Chronique : Alain Frachon
Le Monde | par Alain Frachon | 23 mars 2018
Sans les Kurdes, la barbarie de l'organisation dite Etat islamique (EI) sévirait encore. Les djihadistes disposeraient toujours de leurs points d'appui en Syrie et en Irak. Les " hommes en noir " asserviraient les populations locales. A Mossoul, en Irak, les djihadistes fabriqueraient de la voiture piégée à la chaîne – pour tuer et mutiler ici et là. A Rakka, en Syrie, ils entraîneraient de jeunes Européens, convertis à leur cause, pour qu'ils repartent semer la mort – à Bruxelles, Paris et ailleurs.
Aujourd'hui, la Turquie occupe le nord-ouest de la Syrie. Notre alliée de l'OTAN y traque les Kurdes, nos alliés de la lutte contre l'EI. Dans le chaos des guerres syriennes, les 2 à 3 millions de Kurdes de Syrie, sous la houlette du parti PYD, se sont taillé une région autonome le long de la frontière avec la Turquie. Ils l'appellent le Rojava. Le PYD est proche du PKK – les autonomistes kurdes de Turquie, en guerre contre Ankara depuis quarante ans –, que les Etats-Unis et les Européens considèrent comme une organisation terroriste, non sans quelque raison.

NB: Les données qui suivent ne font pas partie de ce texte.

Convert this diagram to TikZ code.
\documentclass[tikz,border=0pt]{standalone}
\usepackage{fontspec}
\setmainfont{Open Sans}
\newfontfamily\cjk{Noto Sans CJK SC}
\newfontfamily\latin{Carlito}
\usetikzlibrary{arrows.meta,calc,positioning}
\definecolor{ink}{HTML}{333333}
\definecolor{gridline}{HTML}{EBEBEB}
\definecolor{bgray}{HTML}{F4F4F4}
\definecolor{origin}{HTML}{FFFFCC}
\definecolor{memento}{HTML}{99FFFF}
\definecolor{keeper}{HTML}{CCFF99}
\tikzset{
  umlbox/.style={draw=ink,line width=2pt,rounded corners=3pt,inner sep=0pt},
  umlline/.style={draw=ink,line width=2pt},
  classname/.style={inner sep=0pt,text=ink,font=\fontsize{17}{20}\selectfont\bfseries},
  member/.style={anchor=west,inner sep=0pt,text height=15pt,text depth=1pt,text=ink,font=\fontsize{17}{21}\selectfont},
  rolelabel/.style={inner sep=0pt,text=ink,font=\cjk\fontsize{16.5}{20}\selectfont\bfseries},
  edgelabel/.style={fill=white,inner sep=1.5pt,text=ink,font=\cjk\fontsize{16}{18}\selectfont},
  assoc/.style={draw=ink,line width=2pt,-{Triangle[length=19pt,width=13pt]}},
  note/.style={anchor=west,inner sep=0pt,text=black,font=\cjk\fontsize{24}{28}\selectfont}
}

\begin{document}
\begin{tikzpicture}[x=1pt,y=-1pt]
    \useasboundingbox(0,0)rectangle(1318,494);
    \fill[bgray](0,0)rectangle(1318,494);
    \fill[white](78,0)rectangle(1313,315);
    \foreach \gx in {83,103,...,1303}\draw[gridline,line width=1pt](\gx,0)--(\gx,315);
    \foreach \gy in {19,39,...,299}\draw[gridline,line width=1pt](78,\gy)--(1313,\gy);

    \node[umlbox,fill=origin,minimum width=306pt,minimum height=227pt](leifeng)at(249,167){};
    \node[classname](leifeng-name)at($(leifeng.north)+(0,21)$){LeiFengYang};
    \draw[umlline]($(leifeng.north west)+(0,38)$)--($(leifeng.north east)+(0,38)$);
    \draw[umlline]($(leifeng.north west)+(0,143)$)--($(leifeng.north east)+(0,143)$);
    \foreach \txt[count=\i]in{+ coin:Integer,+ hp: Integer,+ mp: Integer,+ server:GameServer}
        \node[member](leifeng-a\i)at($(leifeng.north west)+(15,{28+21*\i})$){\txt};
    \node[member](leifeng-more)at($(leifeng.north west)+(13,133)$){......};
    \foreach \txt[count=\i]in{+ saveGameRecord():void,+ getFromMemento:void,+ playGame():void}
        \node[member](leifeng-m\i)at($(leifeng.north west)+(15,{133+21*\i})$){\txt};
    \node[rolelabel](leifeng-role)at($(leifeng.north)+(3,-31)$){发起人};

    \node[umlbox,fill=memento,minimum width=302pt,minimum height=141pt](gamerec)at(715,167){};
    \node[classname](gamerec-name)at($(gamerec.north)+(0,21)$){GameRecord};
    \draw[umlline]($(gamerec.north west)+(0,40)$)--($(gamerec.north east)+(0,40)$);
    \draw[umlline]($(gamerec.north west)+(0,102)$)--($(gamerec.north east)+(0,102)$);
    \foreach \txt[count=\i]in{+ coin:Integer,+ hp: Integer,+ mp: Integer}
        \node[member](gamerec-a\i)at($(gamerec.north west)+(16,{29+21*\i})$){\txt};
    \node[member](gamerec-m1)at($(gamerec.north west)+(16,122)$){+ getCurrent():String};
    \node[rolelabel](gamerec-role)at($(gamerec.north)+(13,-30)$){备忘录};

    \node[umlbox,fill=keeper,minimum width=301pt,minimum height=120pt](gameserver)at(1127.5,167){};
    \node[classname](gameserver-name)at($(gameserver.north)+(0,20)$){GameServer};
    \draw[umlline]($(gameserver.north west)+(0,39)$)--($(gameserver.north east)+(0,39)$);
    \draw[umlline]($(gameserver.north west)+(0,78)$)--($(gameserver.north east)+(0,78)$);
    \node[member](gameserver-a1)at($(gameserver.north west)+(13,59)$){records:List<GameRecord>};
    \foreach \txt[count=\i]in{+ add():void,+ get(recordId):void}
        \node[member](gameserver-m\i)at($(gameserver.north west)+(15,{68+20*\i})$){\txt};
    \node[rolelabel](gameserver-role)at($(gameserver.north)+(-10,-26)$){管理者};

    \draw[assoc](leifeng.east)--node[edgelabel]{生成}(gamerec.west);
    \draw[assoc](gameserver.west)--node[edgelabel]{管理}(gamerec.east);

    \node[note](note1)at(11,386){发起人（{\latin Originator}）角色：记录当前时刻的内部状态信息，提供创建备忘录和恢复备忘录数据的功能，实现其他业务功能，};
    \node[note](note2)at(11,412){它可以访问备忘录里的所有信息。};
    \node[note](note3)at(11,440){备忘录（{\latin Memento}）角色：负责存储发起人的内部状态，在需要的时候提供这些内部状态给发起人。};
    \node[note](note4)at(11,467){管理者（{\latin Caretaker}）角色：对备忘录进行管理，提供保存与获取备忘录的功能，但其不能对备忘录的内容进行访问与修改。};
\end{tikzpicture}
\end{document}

L'armée turque ne veut pas que le Rojava serve de base arrière au PKK, même si aucune attaque contre la Turquie n'a été lancée depuis la Syrie. Elle entend démanteler le Rojava. Elle a le feu vert de la Russie, qui laisse l'aviation turque bombarder les villages kurdes. Sur le terrain, la Turquie a recruté des milliers de combattants arabes de Syrie, pour la plupart des islamistes, dont des anciens d'Al-Qaida et de l'EI, rapporte le journaliste Patrick Cockburn, l'un des meilleurs connaisseurs de la région. Pour casser du Kurde, se trouve ainsi constituée une étonnante équipée : la Russie, ennemie de l'OTAN, la Turquie, membre de l'OTAN, et une vaste soldatesque islamiste, en principe ennemie des Russes…
Le PYD a des tendances autocratiques. Ne voulant pas se mêler de l'affrontement entre Damas et la rébellion syrienne, il a pactisé ici et là avec Bachar Al-Assad. Mais ce sont les femmes et les hommes du PYD qui ont libéré tout le nord-ouest syrien de la présence de l'EI. Sans ces combattants admirables, l'aviation américaine n'aurait pas suffi pour prendre Rakka. Sans eux, qui sont intervenus aussi en Irak, les yézidis du mont Sinjar auraient été massacrés jusqu'au dernier. Les Kurdes ont été l'instrument au sol de la défaite de l'EI en Syrie. Dans cette bataille, ils ont perdu des centaines de combattants.
Les Etats-Unis vont-ils laisser la Turquie pousser plus avant et attaquer les cantons Est du Rojava, là où se trouve le gros des troupes du PYD, appuyées par des forces spéciales américaines ? Washington et les pays de l'UE vont-ils faire pression sur Ankara ou laisser les Kurdes seuls face à l'armée turque et aux islamistes ? Ces derniers ont une revanche à prendre : la haine des Kurdes les anime. Chaque Kurde tombé entre leurs mains – homme, femme, enfant – est promis au viol, à l'esclavage, à la mort.
Ces temps-ci, les Kurdes d'Irak ont mauvaise presse. Autonomes depuis les années 1990, ils ont été sauvés in extremis, par les Américains et les Iraniens, de l'offensive menée par l'EI en Irak en 2014. Après quoi, sujets à l'hubris, ils ont agrandi leur territoire et organisé un référendum sur l'indépendance – contre l'avis de leurs amis. Echec sur toute la ligne. Les Kurdes d'Irak ont reperdu ces territoires et Bagdad a restreint leur autonomie. Ils restent prisonniers de leur système politique (suranné). Mais voilà, deux ans durant, ils ont été le principal point d'appui essentiel des Occidentaux pour préparer la reprise de Mossoul. Face à l'EI, ils ont tenu une ligne de front de plus de 1 500 kilomètres : plus d'un millier de peshmergas y ont perdu la vie. Ils ont accueilli un million de réfugiés de la région, notamment les chrétiens.
En Irak comme en Syrie, les Kurdes ont été au premier plan de la lutte contre l'EI. Historiquement, ils ont toujours été victimes du cynisme des grandes puissances. Faut-il vraiment qu'il en aille encore ainsi ? Une fois de plus.